Exercise: Retype the opening lines of the data exactly, stopping after the line that contains "(0,0) rectangle (1114,1544);". Skip every picture.
--------------------------------
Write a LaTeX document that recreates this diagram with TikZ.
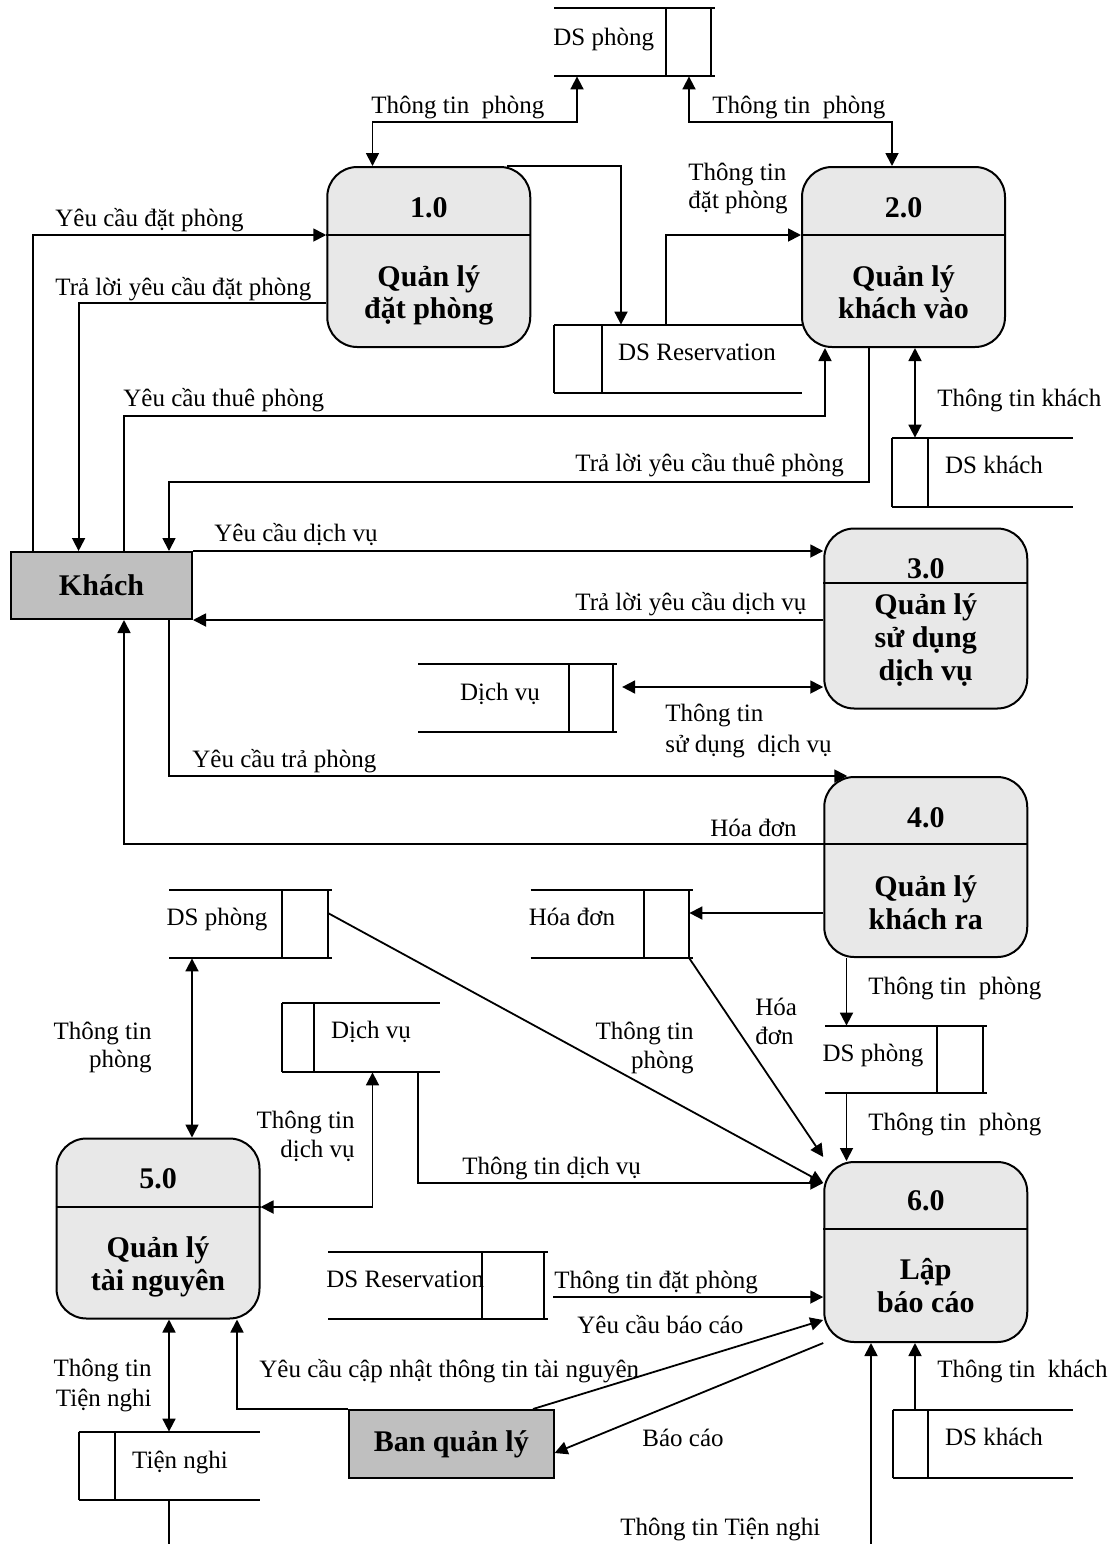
\documentclass[tikz,border=0pt]{standalone}
\usepackage{fontspec}
\setmainfont{Liberation Serif}
\usetikzlibrary{arrows.meta,calc,fit}

\definecolor{procfill}{gray}{0.91}
\definecolor{entfill}{gray}{0.75}

\tikzset{
  boxline/.style={line width=1pt},
  proc/.style={draw, boxline, fill=procfill, rounded corners=15pt,
    minimum width=101.5pt, minimum height=90pt, inner sep=0pt},
  ent/.style={draw, boxline, fill=entfill, inner sep=0pt,
    font=\fontsize{15}{18}\selectfont\bfseries},
  ptxt/.style={font=\fontsize{15}{18}\selectfont\bfseries, inner sep=0pt, anchor=base},
  lbl/.style={font=\fontsize{12.5}{15}\selectfont, inner sep=0pt},
  storeline/.style={line width=1pt},
  tip/.tip={Triangle[length=6.5pt,width=6.5pt]},
  flow/.style={line width=0.9pt, -tip},
  flowboth/.style={line width=0.9pt, tip-tip},
}

% data store open on the left, closed on the right
% #1 name, #2 left x, #3 divider x, #4 right x, #5 top y, #6 bottom y
\newcommand{\storeRight}[6]{%
  \node[fit={(#2,#5) (#4,#6)}, inner sep=0pt] (#1) {};
  \draw[storeline] (#2,#5) -- ({#4+4},#5) (#2,#6) -- ({#4+4},#6)
    (#3,#5) -- (#3,#6) (#4,#5) -- (#4,#6);
}
% data store closed on the left, open on the right
% #1 name, #2 left x, #3 divider x, #4 end x, #5 top y, #6 bottom y
\newcommand{\storeLeft}[6]{%
  \node[fit={(#2,#5) (#4,#6)}, inner sep=0pt] (#1) {};
  \draw[storeline] (#2,#5) -- (#4,#5) (#2,#6) -- (#4,#6)
    (#2,#5) -- (#2,#6) (#3,#5) -- (#3,#6);
}

\begin{document}
\begin{tikzpicture}[x=0.5pt,y=-0.5pt]
\useasboundingbox (0,0) rectangle (1114,1544);

% ---------- processes ----------
\node[proc] (p1) at (428.75,257) {};
\node[proc] (p2) at (903.5,257) {};
\node[proc] (p3) at (925.75,618.5) {};
\node[proc] (p4) at (925.75,867) {};
\node[proc] (p5) at (158,1228.5) {};
\node[proc] (p6) at (925.75,1252) {};

\draw[boxline] (p1.west |- 0,235) -- (p1.east |- 0,235);
\draw[boxline] (p2.west |- 0,235) -- (p2.east |- 0,235);
\draw[boxline] (p3.west |- 0,583) -- (p3.east |- 0,583);
\draw[boxline] (p4.west |- 0,844) -- (p4.east |- 0,844);
\draw[boxline] (p5.west |- 0,1207) -- (p5.east |- 0,1207);
\draw[boxline] (p6.west |- 0,1229) -- (p6.east |- 0,1229);

\node[ptxt] (p1n) at (428.75,217) {1.0};
\node[ptxt] (p1a) at (428.75,286) {Quản lý};
\node[ptxt] (p1b) at (428.75,318) {đặt phòng};

\node[ptxt] (p2n) at (903.5,217) {2.0};
\node[ptxt] (p2a) at (903.5,286) {Quản lý};
\node[ptxt] (p2b) at (903.5,318) {khách vào};

\node[ptxt] (p3n) at (925.75,578) {3.0};
\node[ptxt] (p3a) at (925.75,614) {Quản lý};
\node[ptxt] (p3b) at (925.75,647) {sử dụng};
\node[ptxt] (p3c) at (925.75,680) {dịch vụ};

\node[ptxt] (p4n) at (925.75,827) {4.0};
\node[ptxt] (p4a) at (925.75,896) {Quản lý};
\node[ptxt] (p4b) at (925.75,929) {khách ra};

\node[ptxt] (p5n) at (158,1188) {5.0};
\node[ptxt] (p5a) at (158,1257) {Quản lý};
\node[ptxt] (p5b) at (158,1290) {tài nguyên};

\node[ptxt] (p6n) at (925.75,1210) {6.0};
\node[ptxt] (p6a) at (925.75,1279) {Lập};
\node[ptxt] (p6b) at (925.75,1312) {báo cáo};

% ---------- external entities ----------
\node[ent, minimum width=90.5pt, minimum height=33.5pt] (khach) at (101.5,585.5) {Khách};
\node[ent, minimum width=102.3pt, minimum height=34pt] (bql) at (451.3,1444) {Ban quản lý};

% ---------- data stores ----------
\storeRight{sA1}{554}{666}{711}{8}{76}
\storeLeft{sB1}{554}{602}{802}{325}{393}
\storeLeft{sB2}{892}{928}{1073}{438}{507}
\storeRight{sA2}{418}{568.5}{612.7}{664}{732}
\storeRight{sA3}{169}{282}{327.5}{890}{958}
\storeRight{sA4}{530.5}{643.7}{689}{890}{958}
\storeLeft{sB3}{282}{313.6}{440}{1003}{1072}
\storeRight{sA5}{825}{937}{983}{1026}{1093}
\storeRight{sA6}{328}{482}{544}{1252}{1319}
\storeLeft{sB4}{78.6}{115}{260}{1432}{1500}
\storeLeft{sB5}{892.5}{928}{1072.6}{1410}{1478}

\node[lbl, anchor=base west] (sA1t) at (553,45) {DS phòng};
\node[lbl, anchor=base] (sB1t) at (697,360) {DS Reservation};
\node[lbl, anchor=base] (sB2t) at (994,473) {DS khách};
\node[lbl, anchor=base] (sA2t) at (500,700) {Dịch vụ};
\node[lbl, anchor=base] (sA3t) at (217,925) {DS phòng};
\node[lbl, anchor=base] (sA4t) at (572,925) {Hóa đơn};
\node[lbl, anchor=base] (sB3t) at (371,1038) {Dịch vụ};
\node[lbl, anchor=base] (sA5t) at (873,1061) {DS phòng};
\node[lbl, anchor=base west] (sA6t) at (326,1287) {DS Reservation};
\node[lbl, anchor=base] (sB4t) at (180,1468) {Tiện nghi};
\node[lbl, anchor=base] (sB5t) at (994,1445) {DS khách};

% ---------- flows around 1.0 and 2.0 ----------
\draw[flowboth] (sA1.south -| 577,0) |- (372.5,122) -- (p1.north -| 372.5,0);
\draw[flowboth] (sA1.south -| 689,0) |- (892,122) -- (p2.north -| 892,0);
\draw[flow] (khach.north -| 33,0) |- (p1.west |- 0,235);
\draw[flow] (p1.west |- 0,303) -| (khach.north -| 78.6,0);
\draw[flow] (p1.north -| 507,0) -| (sB1.north -| 621,0);
\draw[flow] (sB1.north -| 666,0) |- (p2.west |- 0,235);
\draw[flow] (khach.north -| 124,0) |- (825,416) -- (p2.south -| 825,0);
\draw[flow] (p2.south -| 869,0) |- (169,482) -- (khach.north -| 169,0);
\draw[flowboth] (p2.south -| 915,0) -- (sB2.north -| 915,0);

% ---------- flows around 3.0 and 4.0 ----------
\draw[flow] (khach.north east) -- (p3.west |- khach.north east);
\draw[flow] (p3.west |- khach.south east) -- (khach.south east);
\draw[flowboth] ($(sA2.east |- 0,687)+(9,0)$) -- (p3.west |- 0,687);
\draw[flow] (khach.south -| 169,0) |- ($(p4.north west)+(24,0)$);
\draw[flow] (p4.west |- 0,844) -| (khach.south -| 124,0);
\draw[flow] (p4.west |- 0,913) -- (sA4.east |- 0,913);
\draw[flow] (p4.south -| 846.5,0) -- (sA5.north -| 846.5,0);

% ---------- flows into 6.0 ----------
\draw[flow] (sA5.south -| 846.5,0) -- (p6.north -| 846.5,0);
\draw[flow] (sA4.south east) -- ($(p6.north west)+(0,-4)$);
\draw[flow] (sA3.east |- 0,913) -- (p6.west |- 0,1183);
\draw[flow] (sB3.south -| 418,0) |- (p6.west |- 0,1183);
\draw[flow] ($(sA6.east |- 0,1297)+(9,0)$) -- (p6.west |- 0,1297);
\draw[flow] (bql.north -| 533,0) -- (p6.west |- 0,1320);
\draw[flow] (p6.west |- 0,1343) -- (bql.east |- 0,1453);
\draw[flow] (sB5.north -| 915,0) -- (p6.south -| 915,0);
\coordinate (tnEnd) at (871,1544);
\draw[flow] (tnEnd) -- (p6.south -| tnEnd);

% ---------- flows around 5.0 ----------
\draw[flowboth] (sA3.south -| 192,0) -- (p5.north -| 192,0);
\draw[flowboth] (sB3.south -| 372.5,0) |- (p5.east |- 0,1207);
\draw[flow] (bql.north west) -| (p5.south -| 237,0);
\draw[flowboth] (p5.south -| 169,0) -- (sB4.north -| 169,0);
\coordinate (tnStart) at (169,1544);
\draw[line width=0.9pt] (sB4.south -| tnStart) -- (tnStart);

% ---------- flow labels ----------
\node[lbl, anchor=base west] (l1) at (371,113) {Thông tin\ \ phòng};
\node[lbl, anchor=base west] (l2) at (712,113) {Thông tin\ \ phòng};
\node[lbl, anchor=base west] (l3a) at (688,180) {Thông tin};
\node[lbl, anchor=base west] (l3b) at (688,208) {đặt phòng};
\node[lbl, anchor=base west] (l4) at (55,226) {Yêu cầu đặt phòng};
\node[lbl, anchor=base west] (l5) at (55,295) {Trả lời yêu cầu đặt phòng};
\node[lbl, anchor=base west] (l6) at (123,406) {Yêu cầu thuê phòng};
\node[lbl, anchor=base west] (l7) at (937,406) {Thông tin khách};
\node[lbl, anchor=base west] (l8) at (575,471) {Trả lời yêu cầu thuê phòng};
\node[lbl, anchor=base west] (l9) at (214,541) {Yêu cầu dịch vụ};
\node[lbl, anchor=base west] (l10) at (575,610) {Trả lời yêu cầu dịch vụ};
\node[lbl, anchor=base west] (l11a) at (665,721) {Thông tin};
\node[lbl, anchor=base west] (l11b) at (665,752) {sử dụng\ \ dịch vụ};
\node[lbl, anchor=base west] (l12) at (192,767) {Yêu cầu trả phòng};
\node[lbl, anchor=base west] (l13) at (710,836) {Hóa đơn};
\node[lbl, anchor=base east] (l14a) at (152,1039) {Thông tin};
\node[lbl, anchor=base east] (l14b) at (152,1067) {phòng};
\node[lbl, anchor=base east] (l15a) at (694,1039) {Thông tin};
\node[lbl, anchor=base east] (l15b) at (694,1068) {phòng};
\node[lbl, anchor=base west] (l16a) at (755,1015) {Hóa};
\node[lbl, anchor=base west] (l16b) at (755,1044) {đơn};
\node[lbl, anchor=base west] (l17) at (868,994) {Thông tin\ \ phòng};
\node[lbl, anchor=base west] (l18) at (868,1130) {Thông tin\ \ phòng};
\node[lbl, anchor=base east] (l19a) at (355,1128) {Thông tin};
\node[lbl, anchor=base east] (l19b) at (355,1157) {dịch vụ};
\node[lbl, anchor=base west] (l20) at (462,1174) {Thông tin dịch vụ};
\node[lbl, anchor=base west] (l21) at (554,1288) {Thông tin đặt phòng};
\node[lbl, anchor=base west] (l22) at (577,1333) {Yêu cầu báo cáo};
\node[lbl, anchor=base east] (l23a) at (152,1376) {Thông tin};
\node[lbl, anchor=base east] (l23b) at (152,1406) {Tiện nghi};
\node[lbl, anchor=base west] (l24) at (259,1377) {Yêu cầu cập nhật thông tin tài nguyên};
\node[lbl, anchor=base west] (l25) at (642,1446) {Báo cáo};
\node[lbl, anchor=base west] (l26) at (937,1377) {Thông tin\ \ khách};
\node[lbl, anchor=base west] (l27) at (620,1535) {Thông tin Tiện nghi};
\end{tikzpicture}
\end{document}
--------------------------------
Output for this exercise:
Write a LaTeX document that recreates this diagram with TikZ.
\documentclass[tikz,border=0pt]{standalone}
\usepackage{fontspec}
\setmainfont{Liberation Serif}
\usetikzlibrary{arrows.meta,calc,fit}

\definecolor{procfill}{gray}{0.91}
\definecolor{entfill}{gray}{0.75}

\tikzset{
  boxline/.style={line width=1pt},
  proc/.style={draw, boxline, fill=procfill, rounded corners=15pt,
    minimum width=101.5pt, minimum height=90pt, inner sep=0pt},
  ent/.style={draw, boxline, fill=entfill, inner sep=0pt,
    font=\fontsize{15}{18}\selectfont\bfseries},
  ptxt/.style={font=\fontsize{15}{18}\selectfont\bfseries, inner sep=0pt, anchor=base},
  lbl/.style={font=\fontsize{12.5}{15}\selectfont, inner sep=0pt},
  storeline/.style={line width=1pt},
  tip/.tip={Triangle[length=6.5pt,width=6.5pt]},
  flow/.style={line width=0.9pt, -tip},
  flowboth/.style={line width=0.9pt, tip-tip},
}

% data store open on the left, closed on the right
% #1 name, #2 left x, #3 divider x, #4 right x, #5 top y, #6 bottom y
\newcommand{\storeRight}[6]{%
  \node[fit={(#2,#5) (#4,#6)}, inner sep=0pt] (#1) {};
  \draw[storeline] (#2,#5) -- ({#4+4},#5) (#2,#6) -- ({#4+4},#6)
    (#3,#5) -- (#3,#6) (#4,#5) -- (#4,#6);
}
% data store closed on the left, open on the right
% #1 name, #2 left x, #3 divider x, #4 end x, #5 top y, #6 bottom y
\newcommand{\storeLeft}[6]{%
  \node[fit={(#2,#5) (#4,#6)}, inner sep=0pt] (#1) {};
  \draw[storeline] (#2,#5) -- (#4,#5) (#2,#6) -- (#4,#6)
    (#2,#5) -- (#2,#6) (#3,#5) -- (#3,#6);
}

\begin{document}
\begin{tikzpicture}[x=0.5pt,y=-0.5pt]
\useasboundingbox (0,0) rectangle (1114,1544);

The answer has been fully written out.